A broad revision of tax policies is to be brought before Congress in 1963. and it is possible that the character of bank financing will be again changed. Even though the present situation is unsettled, a review of the current status of bank financing for the petroleum industry is believed worthwhile - and that is the purpose of this paper.
Types of Loans
Oil and gas loans may be classed as follows: (1) unsecured, (2) production and (3) production-payment loans. Production-payment loans may be further subdivided into (1) reserved, (2) carved-out and (3) development production-payment loans. An unsecured loan may be defined as a loan made on the general credit standing of the borrower. In other words, the borrower pledges no specific asset to secure payment of the note. Although an unsecured loan by definition is not secured by oil and gas properties, many unsecured loans are made to oil companies.

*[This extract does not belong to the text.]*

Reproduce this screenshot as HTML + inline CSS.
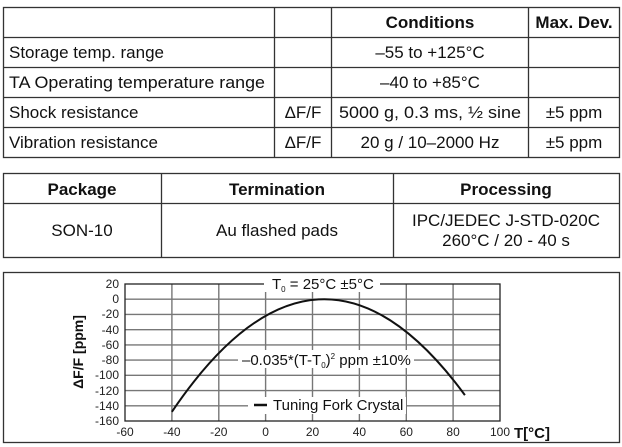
<!DOCTYPE html>
<html><head><meta charset="utf-8"><style>body{margin:0;background:#fff}svg{display:block}</style></head><body>
<svg width="622" height="447" viewBox="0 0 622 447" font-family="Liberation Sans, sans-serif">
<g stroke="#333" stroke-width="1.3" fill="none">
<rect x="3.5" y="7.5" width="616" height="150"/>
<line x1="3" y1="37.5" x2="620" y2="37.5"/><line x1="3" y1="67.5" x2="620" y2="67.5"/>
<line x1="3" y1="97.5" x2="620" y2="97.5"/><line x1="3" y1="127.5" x2="620" y2="127.5"/>
<line x1="274.5" y1="7" x2="274.5" y2="157"/><line x1="331.5" y1="7" x2="331.5" y2="157"/>
<line x1="528.5" y1="7" x2="528.5" y2="157"/>
<rect x="3.5" y="173.5" width="616" height="84"/>
<line x1="3" y1="203.5" x2="620" y2="203.5"/>
<line x1="161.5" y1="173" x2="161.5" y2="258"/><line x1="393.5" y1="173" x2="393.5" y2="258"/>
<rect x="3.5" y="272.5" width="616" height="170"/>
</g>
<g font-size="17" fill="#111">
<g font-weight="bold" text-anchor="middle"><text x="430" y="28">Conditions</text><text x="574" y="28">Max. Dev.</text>
<text x="82" y="195">Package</text><text x="277" y="195">Termination</text><text x="506" y="195">Processing</text></g>
<text x="9" y="58">Storage temp. range</text><text x="9" y="88" textLength="256" lengthAdjust="spacingAndGlyphs">TA Operating temperature range</text>
<text x="9" y="118">Shock resistance</text><text x="9" y="148">Vibration resistance</text>
<g text-anchor="middle">
<text x="430" y="58">–55 to +125°C</text><text x="430" y="88">–40 to +85°C</text>
<text x="303" y="118">ΔF/F</text><text x="303" y="148">ΔF/F</text>
<text x="430" y="118" textLength="182" lengthAdjust="spacingAndGlyphs">5000 g, 0.3 ms, ½ sine</text><text x="430" y="148">20 g / 10–2000 Hz</text>
<text x="574" y="118">±5 ppm</text><text x="574" y="148">±5 ppm</text>
<text x="82" y="236">SON-10</text><text x="277" y="236">Au flashed pads</text>
<text x="506" y="226">IPC/JEDEC J-STD-020C</text><text x="506" y="246">260°C / 20 - 40 s</text>
</g></g>
<g stroke="#777" stroke-width="1.4">
<line x1="171.9" y1="284" x2="171.9" y2="421"/><line x1="218.8" y1="284" x2="218.8" y2="421"/><line x1="265.6" y1="284" x2="265.6" y2="421"/><line x1="312.5" y1="284" x2="312.5" y2="421"/><line x1="359.4" y1="284" x2="359.4" y2="421"/><line x1="406.3" y1="284" x2="406.3" y2="421"/><line x1="453.1" y1="284" x2="453.1" y2="421"/>
<line x1="125" y1="299.2" x2="500" y2="299.2"/><line x1="125" y1="314.4" x2="500" y2="314.4"/><line x1="125" y1="329.7" x2="500" y2="329.7"/><line x1="125" y1="344.9" x2="500" y2="344.9"/><line x1="125" y1="360.1" x2="500" y2="360.1"/><line x1="125" y1="375.3" x2="500" y2="375.3"/><line x1="125" y1="390.6" x2="500" y2="390.6"/><line x1="125" y1="405.8" x2="500" y2="405.8"/>
</g>
<rect x="125" y="284" width="375" height="137" fill="none" stroke="#222" stroke-width="1.3"/>
<path d="M171.9 411.8 Q318.4 195.3 464.9 395.1" fill="none" stroke="#111" stroke-width="2"/>
<g font-size="15" fill="#111">
<rect x="264" y="276" width="116" height="16" fill="#fff"/>
<text x="272" y="289">T<tspan font-size="8" dy="3">0</tspan><tspan dy="-3"> = 25°C ±5°C</tspan></text>
<rect x="238" y="350" width="176" height="18" fill="#fff"/>
<text x="242" y="365">–0.035*(T-T<tspan font-size="8" dy="3">0</tspan><tspan dy="-3">)</tspan><tspan font-size="8" dy="-6">2</tspan><tspan dy="6"> ppm ±10%</tspan></text>
<rect x="248" y="397" width="158" height="17" fill="#fff"/>
<line x1="254" y1="405" x2="267" y2="405" stroke="#111" stroke-width="2.5"/>
<text x="273" y="410">Tuning Fork Crystal</text>
</g>
<g font-size="12" fill="#222" text-anchor="end">
<text x="119" y="288">20</text><text x="119" y="303">0</text><text x="119" y="318">-20</text><text x="119" y="334">-40</text><text x="119" y="349">-60</text><text x="119" y="364">-80</text><text x="119" y="379">-100</text><text x="119" y="395">-120</text><text x="119" y="410">-140</text><text x="119" y="425">-160</text>
</g>
<g font-size="12" fill="#222" text-anchor="middle">
<text x="125" y="436">-60</text><text x="171.9" y="436">-40</text><text x="218.8" y="436">-20</text><text x="265.6" y="436">0</text><text x="312.5" y="436">20</text><text x="359.4" y="436">40</text><text x="406.3" y="436">60</text><text x="453.1" y="436">80</text><text x="500" y="436">100</text>
</g>
<text x="514" y="438" font-size="15" font-weight="bold" fill="#111">T[°C]</text>
<text transform="translate(83 352) rotate(-90)" font-size="14" font-weight="bold" fill="#111" text-anchor="middle">ΔF/F [ppm]</text>
</svg>
</body></html>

Production loans differ from unsecured loans in that they are secured by the general credit standing of the borrower plus a mortgage (and usually a deed of trust) on oil and gas properties. In addition, they are often further secured by an assignment of the revenue from specific oil and gas properties. In many cases production loans are secured by a mortgage on only one property or group of properties that a company owns. Such loans may be made in conjunction with a purchase, a drilling program, etc. In other cases the production loan will be secured by a mortgage on all the properties that a company owns (or at least all the valuable properties). There are minor differences in the analysis of loan value in these cases. A production payment is an economic interest (created by grant, exception or reservation) which gives its owner the right to a stated percentage of the production (free and clear of all expenses of operating the property), until he has received a specified sum of money (or specified quantities of oil and gas). From tax considerations, a production payment must meet two additional requirements: 1. It must he payable only out of runs accruing to the production-payment interest in the property; i.e., the holder of the payment must look exclusively to the proceeds of the sale of production accruing to the payment for its satisfaction and liquidation. 2. The predicted life of the payment must be less than the predicted life of the property. The production payment gives its owner the right to a stated percentage of the production until he has received a specified sum of money. Usually the payment also provides for recovery of (1) an amount equivalent to interest at a specified rate, (2) an amount equal to all severance, production, gathering, ad valorem or similar taxes assessed against or paid with respect to the production payment and, sometimes, (3) a limited amount equal to costs of the production-payment owner in closing the transaction. The percentage of production may vary from property to property or with time as long as it is clearly specified in the original production-payment document.